Flick hat in 16 Monaten eine enge Verbindung zu seiner Mannschaft aufgebaut. Er war aber auch ganz besonders eng mit Bierhoff verbunden, der noch vor der WM-Analyse seinen Posten räumen musste. Für den Bundestrainer war das ein Schlag. Er empfindet die Fokussierung der Schuld auf seinen Freund und Vertrauten als Wahnsinn.

Tief ließ Flicks öffentliches Statement blicken: «Meinem Trainerteam und mir fällt im Moment die Vorstellung schwer, wie die durch Olivers Ausscheiden entstehende Lücke fachlich und menschlich geschlossen werden kann.» Zu einem eigenen Rücktritt sah er sich nicht veranlasst. Flick spürte auch eine Verantwortung gegenüber seinem Trainerteam, dass ihm zum DFB gefolgt war, teils aus bestehenden Jobs.

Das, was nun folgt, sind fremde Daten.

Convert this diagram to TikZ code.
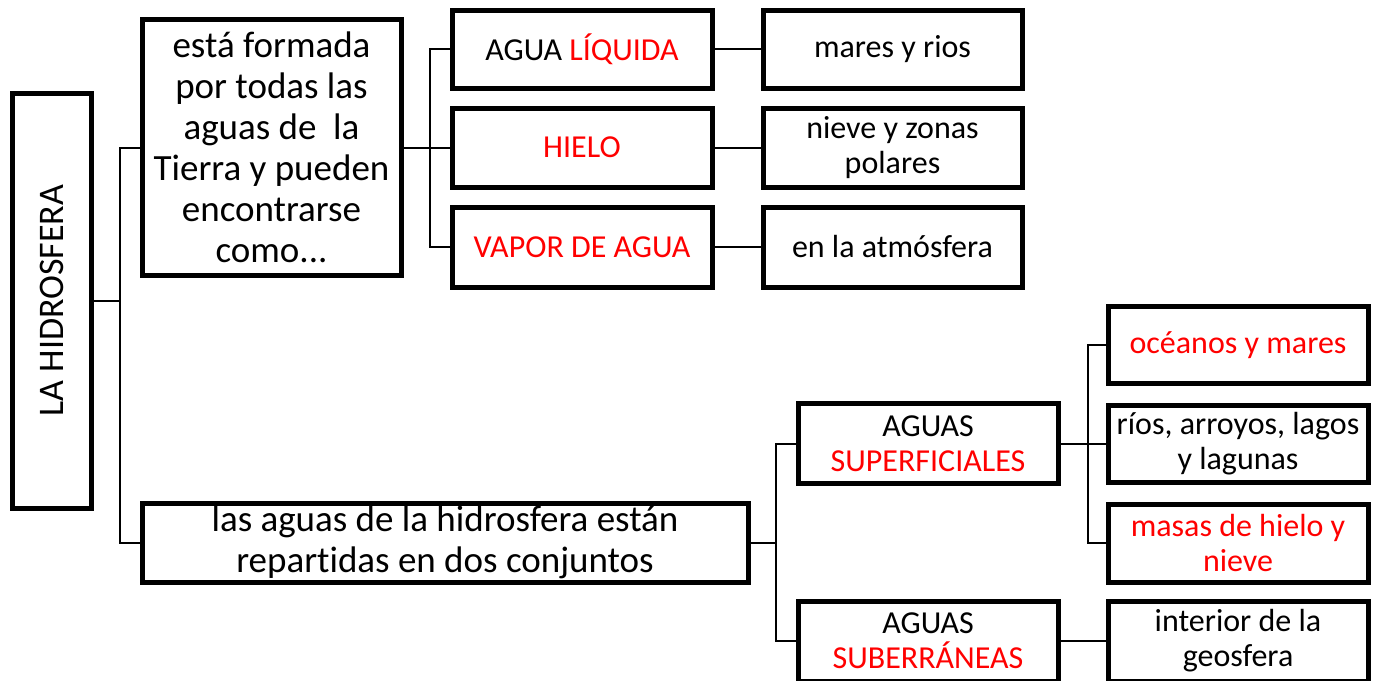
\documentclass[tikz,border=0pt]{standalone}
\usepackage{fontspec}
\setmainfont{Carlito}[Ligatures={NoCommon}]
\begin{document}
\begin{tikzpicture}[x=1pt,y=-1pt,
  box/.style={draw=black,line width=5pt,fill=white,rectangle,inner sep=2pt,align=center,minimum width=260pt},
  big/.style={font=\fontsize{37}{41}\selectfont},
  mid/.style={font=\fontsize{32}{35}\selectfont},
  conn/.style={draw=black,line width=2pt}]
\useasboundingbox (0,0) rectangle (1378,680);
\definecolor{rojo}{RGB}{255,0,0}
% left
\node[box,minimum width=79pt,minimum height=415pt] (hidro) at (51.5,300.5) {};
\node[rotate=90,font=\fontsize{36}{40}\selectfont] at (hidro.center) {LA HIDROSFERA};
\node[box,big,minimum width=259pt,minimum height=256pt] (formada) at (271.5,147.5) {está formada\\por todas las\\aguas de~ la\\Tierra y pueden\\encontrarse\\como...};
\node[box,big,minimum width=606pt,minimum height=79pt] (rep) at (445,542.5) {las aguas de la hidrosfera están\\repartidas en dos conjuntos};
% middle top
\node[box,mid,minimum height=78pt] (liq) at (582,49) {AGUA \textcolor{rojo}{LÍQUIDA}};
\node[box,mid,minimum height=79pt] (hielo) at (582,147.5) {\textcolor{rojo}{HIELO}};
\node[box,mid,minimum height=80pt] (vapor) at (582,247) {\textcolor{rojo}{VAPOR DE AGUA}};
\node[box,mid,minimum width=259pt,minimum height=78pt] (mares) at (892.5,49) {mares y rios};
\node[box,mid,minimum width=259pt,minimum height=79pt] (nieve) at (892.5,147.5) {nieve y zonas\\polares};
\node[box,mid,minimum width=259pt,minimum height=80pt] (atm) at (892.5,247) {en la atmósfera};
% bottom
\node[box,mid,minimum height=80pt] (sup) at (928,443.5) {AGUAS\\\textcolor{rojo}{SUPERFICIALES}};
\node[box,mid,minimum height=80pt] (sub) at (928,641) {AGUAS\\\textcolor{rojo}{SUBERRÁNEAS}};
\node[box,mid,minimum height=77pt] (oce) at (1238,345) {\textcolor{rojo}{océanos y mares}};
\node[box,mid,minimum height=77pt] (rios) at (1238,443.5) {ríos, arroyos, lagos\\y lagunas};
\node[box,mid,minimum height=78pt] (masas) at (1238,543) {\textcolor{rojo}{masas de hielo y}\\\textcolor{rojo}{nieve}};
\node[box,mid,minimum height=80pt] (int) at (1238,641) {interior de la\\geosfera};
% connectors
\draw[conn] (hidro.east) -- ++(26,0) |- (formada.west);
\draw[conn] (hidro.east) -- ++(26,0) |- (rep.west);
\draw[conn] (formada.east) -- ++(26,0) |- (liq.west);
\draw[conn] (formada.east) -- (hielo.west);
\draw[conn] (formada.east) -- ++(26,0) |- (vapor.west);
\draw[conn] (liq.east) -- (mares.west);
\draw[conn] (hielo.east) -- (nieve.west);
\draw[conn] (vapor.east) -- (atm.west);
\draw[conn] (rep.east) -- ++(25,0) |- (sup.west);
\draw[conn] (rep.east) -- ++(25,0) |- (sub.west);
\draw[conn] (sup.east) -- ++(27,0) |- (oce.west);
\draw[conn] (sup.east) -- (rios.west);
\draw[conn] (sup.east) -- ++(27,0) |- (masas.west);
\draw[conn] (sub.east) -- (int.west);
\end{tikzpicture}
\end{document}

«Es war jetzt Zeit, dass jemand anderes kommt», sagte ARD-Experte Bastian Schweinsteiger zur Demission von Bierhoff nach 18 DFB-Jahren. Der Weltmeister von 2014 wünscht sich nahe am Team einen Nachfolger, «der vielleicht unbequemer ist für die Spieler, vor dem die Spieler auch Respekt haben». Womöglich ein Kontra-Punkt zum Harmonie getriebenen Flick.